In 20 years with the Wilmington, Del.-based chemical giant, Mr. Landgraf also had been an executive vice president and chief operating officer, chief financial officer, and the chairman of DuPont Europe.

He also served as the vice chairman of the Delaware Business/Public Education Council and attended last fall's national education summit with other corporate executives, governors, and education leaders.

While the ETS traditionally has focused on tests serving higher education, Mr. Landgraf said he would create a division within the organization to develop tests for the precollegiate market.

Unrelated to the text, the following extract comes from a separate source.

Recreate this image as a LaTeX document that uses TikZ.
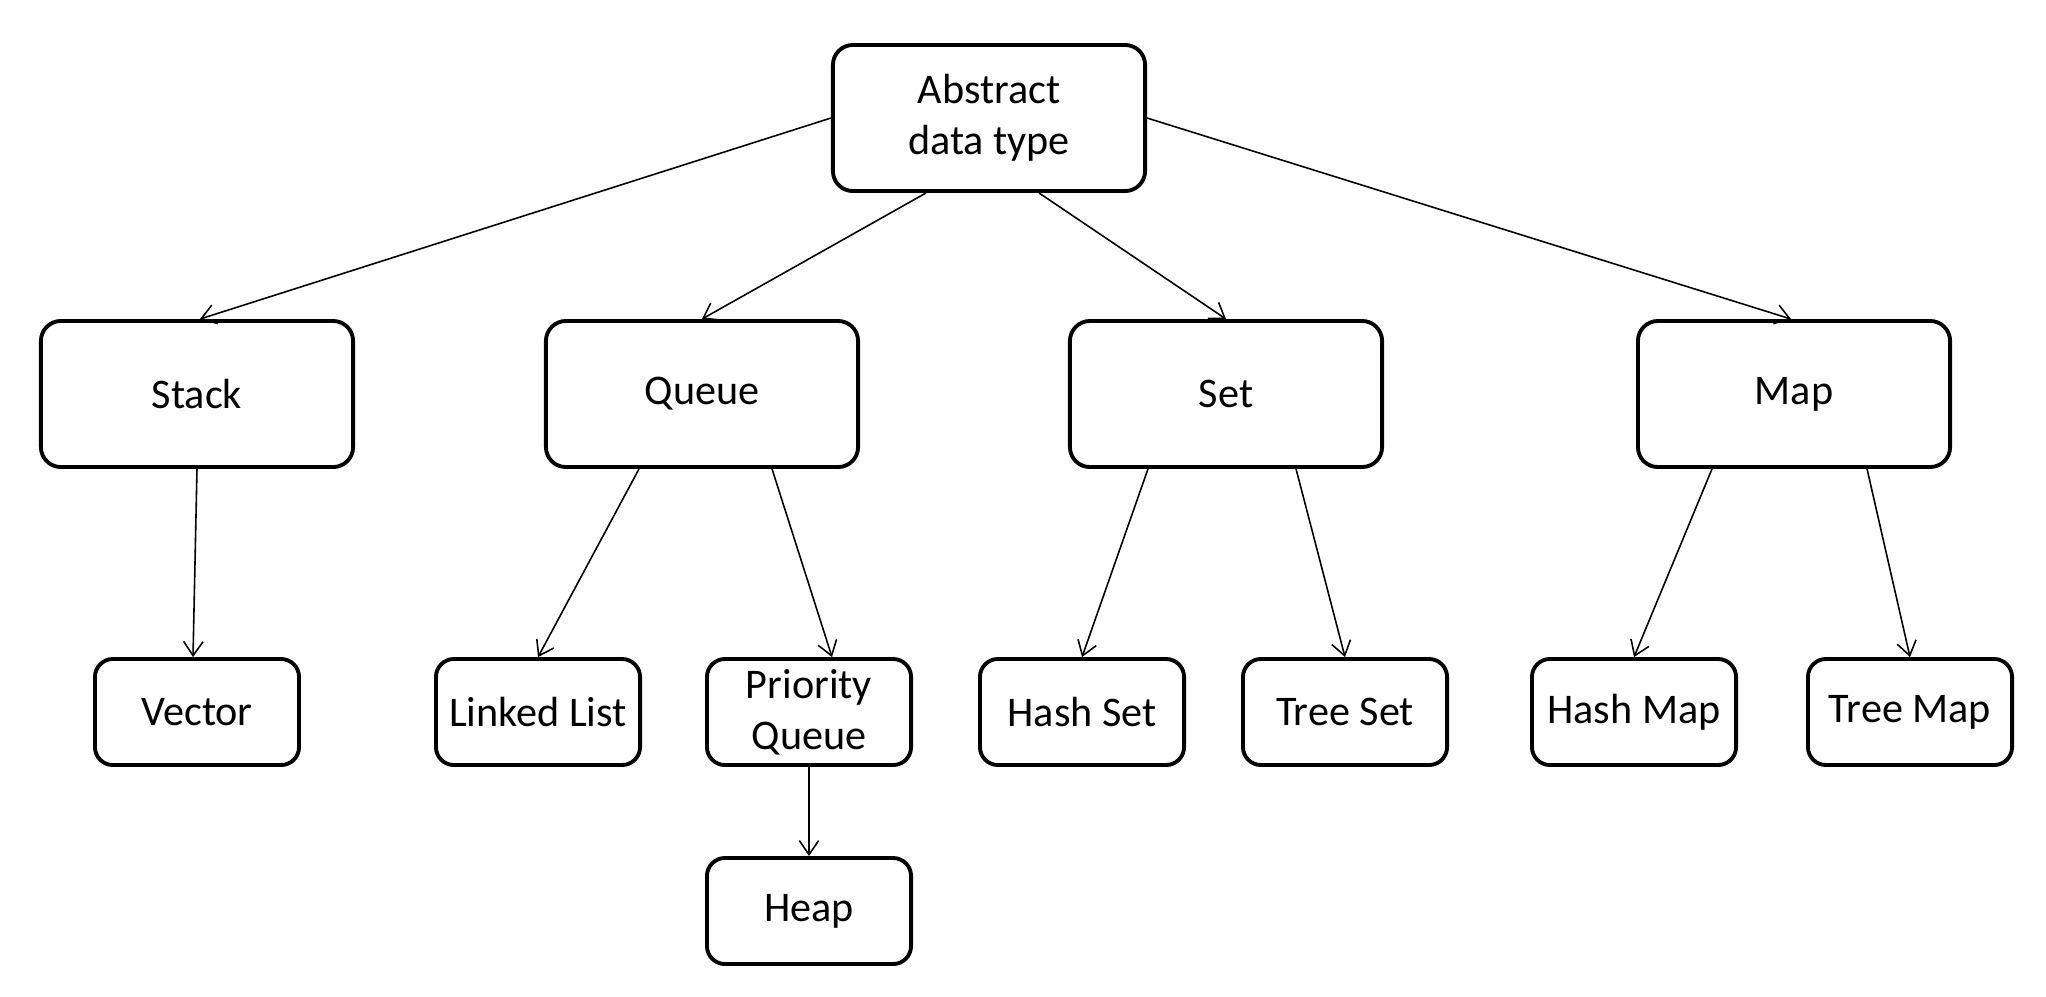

"One of my initiatives will be to increase significantly the role ETS plays in the K-12 arena," he said. "I'm not exactly sure what the products will be," he said, but he speculated that the ETS might start competing with major test publishers to develop states' high school exit exams.

Home Again

When Mr. Landgraf moves into the president's office next month, he will begin his second stint on the bucolic ETS campus. From 1970 through 1974, he was the associate marketing director for the testing service. He left the nonprofit to work for the Upjohn Co., where he stayed for six years.

But the ETS he will return to is different from the one he left. Twenty-six years ago, the testing service concentrated almost exclusively on admissions testing and was largely free from such highly visible critics as FairTest.

"Then, it was an organization that was an important player in college admissions," Mr. Landgraf said. "Today, ETS is in the middle of a major paradigm shift in American education."